Given task. Print exactly the lines from the first one down to the line containing "import pandas as pd", both ends included, with no pictures and nothing else.

Supplied entries.

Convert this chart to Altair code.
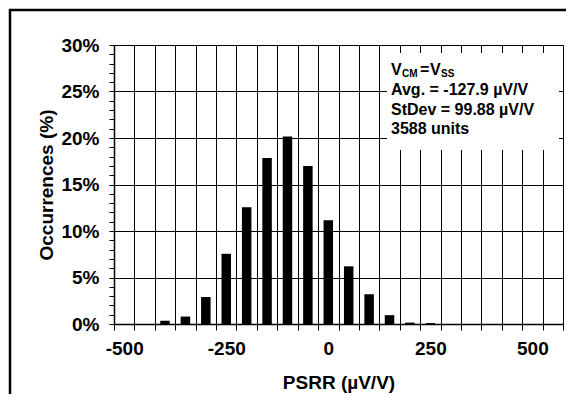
import altair as alt
import pandas as pd

# Histogram data (bin centres in µV/V, occurrences in %)
centers = [-400, -350, -300, -250, -200, -150, -100, -50, 0, 50, 100, 150, 200, 250]
occurrences = [0.35, 0.8, 2.9, 7.55, 12.55, 17.85, 20.15, 17.0, 11.15, 6.2, 3.2, 0.95, 0.15, 0.1]

x_ticks = list(range(-525, 576, 25))
y_ticks = list(range(0, 31, 1))
info_lines = ["Avg. = -127.9 µV/V", "StDev = 99.88 µV/V", "3588 units"]

FONT = "Liberation Sans"
df = pd.DataFrame({"psrr": centers, "occ": occurrences})
one = pd.DataFrame({"a": [0]})

x_axis = alt.Axis(
    values=x_ticks,
    title="PSRR (µV/V)",
    labelExpr="datum.value % 250 == 0 ? ('' + datum.value) : ''",
    labelOverlap=False,
    labelFlush=False,
    labelFont=FONT, labelFontSize=19, labelFontWeight="bold", labelColor="black",
    labelPadding=9,
    titleFont=FONT, titleFontSize=19, titleFontWeight="bold", titleColor="black",
    titleY=64, titleBaseline="alphabetic",
    grid=True,
    gridColor="black", gridWidth=1,
    gridOpacity={"condition": {"test": "abs(datum.value) % 50 == 25", "value": 1}, "value": 0},
    tickOpacity={"condition": {"test": "abs(datum.value) % 50 == 25", "value": 1}, "value": 0},
    tickColor="black", tickSize=6, tickWidth=1,
    domainColor="black", domainWidth=1.5,
)

y_axis = alt.Axis(
    values=y_ticks,
    title="Occurrences (%)",
    labelExpr="datum.value % 5 == 0 ? datum.value + '%' : ''",
    labelOverlap=False,
    labelFont=FONT, labelFontSize=19, labelFontWeight="bold", labelColor="black",
    labelPadding=10,
    titleFont=FONT, titleFontSize=19, titleFontWeight="bold", titleColor="black",
    titleX=-62, titleBaseline="alphabetic", titleAngle=-90,
    grid=True,
    gridColor="black", gridWidth=1,
    gridOpacity={"condition": {"test": "datum.value % 5 == 0", "value": 1}, "value": 0},
    tickColor="black", tickSize=5, tickWidth=1,
    domainColor="black", domainWidth=1.5,
)

bars = alt.Chart(df).mark_bar(color="black", size=9.5).encode(
    x=alt.X("psrr:Q", scale=alt.Scale(domain=[-525, 575], nice=False, zero=False, padding=0), axis=x_axis),
    y=alt.Y("occ:Q", scale=alt.Scale(domain=[0, 30], nice=False, padding=0), axis=y_axis),
)

box = alt.Chart(one).mark_rect(fill="white").encode(
    x=alt.value(273), x2=alt.value(445), y=alt.value(8), y2=alt.value(105)
)

def txt(s, x, y, size=16):
    return alt.Chart(one).mark_text(
        text=s, align="left", baseline="middle", font=FONT,
        fontSize=size, fontWeight="bold", color="black"
    ).encode(x=alt.value(x), y=alt.value(y))

texts = [
    txt("V", 277, 25), txt("CM", 288, 29, 10),
    txt("=", 306, 25), txt("V", 316, 25), txt("SS", 327, 29, 10),
]
for i, s in enumerate(info_lines):
    texts.append(txt(s, 277, 45 + i * 19.5))

frame_v = alt.Chart(one).mark_rule(color="black", strokeWidth=2.5).encode(
    x=alt.value(-104), y=alt.value(-36), y2=alt.value(400)
)
frame_h = alt.Chart(one).mark_rule(color="black", strokeWidth=2.5).encode(
    y=alt.value(-35), x=alt.value(-105), x2=alt.value(500)
)

chart = alt.layer(bars, box, *texts, frame_v, frame_h).properties(
    width=449, height=279,
    autosize=alt.AutoSizeParams(type="none"),
    padding={"left": 106, "top": 37, "right": 3, "bottom": 70},
).configure_view(stroke="black", strokeWidth=1.5).configure(background="white")

chart.save("out.html", embed_options={"renderer": "svg", "actions": False})
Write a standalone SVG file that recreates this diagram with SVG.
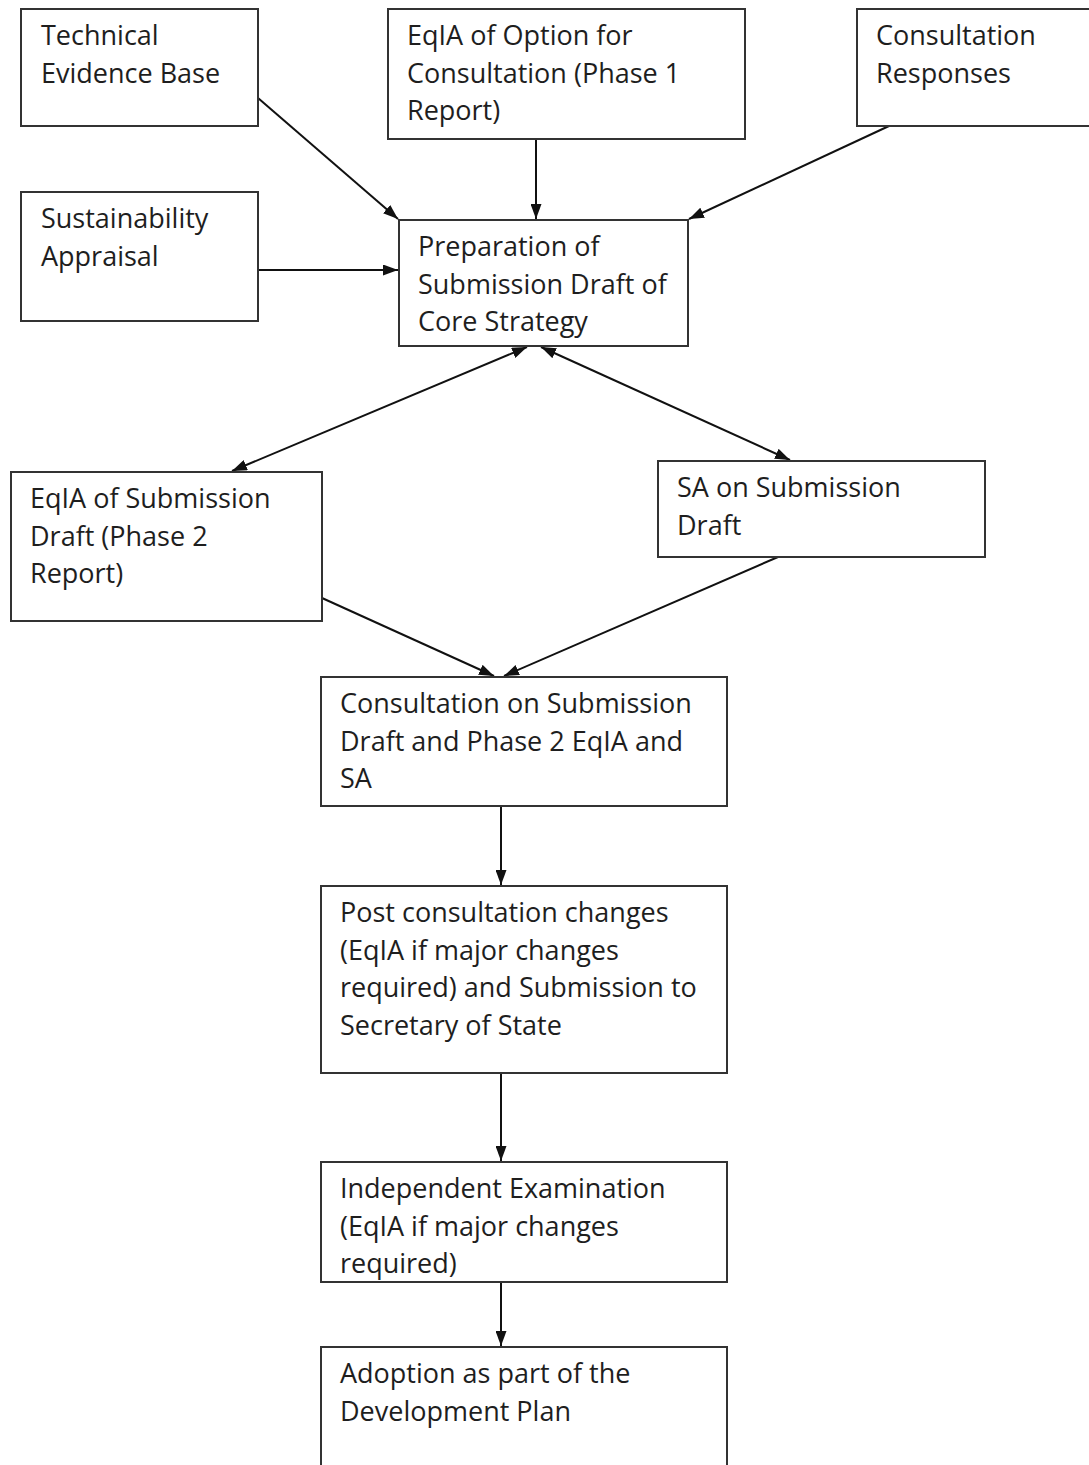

Output.
Convert this chart to Altair code.
import altair as alt
import pandas as pd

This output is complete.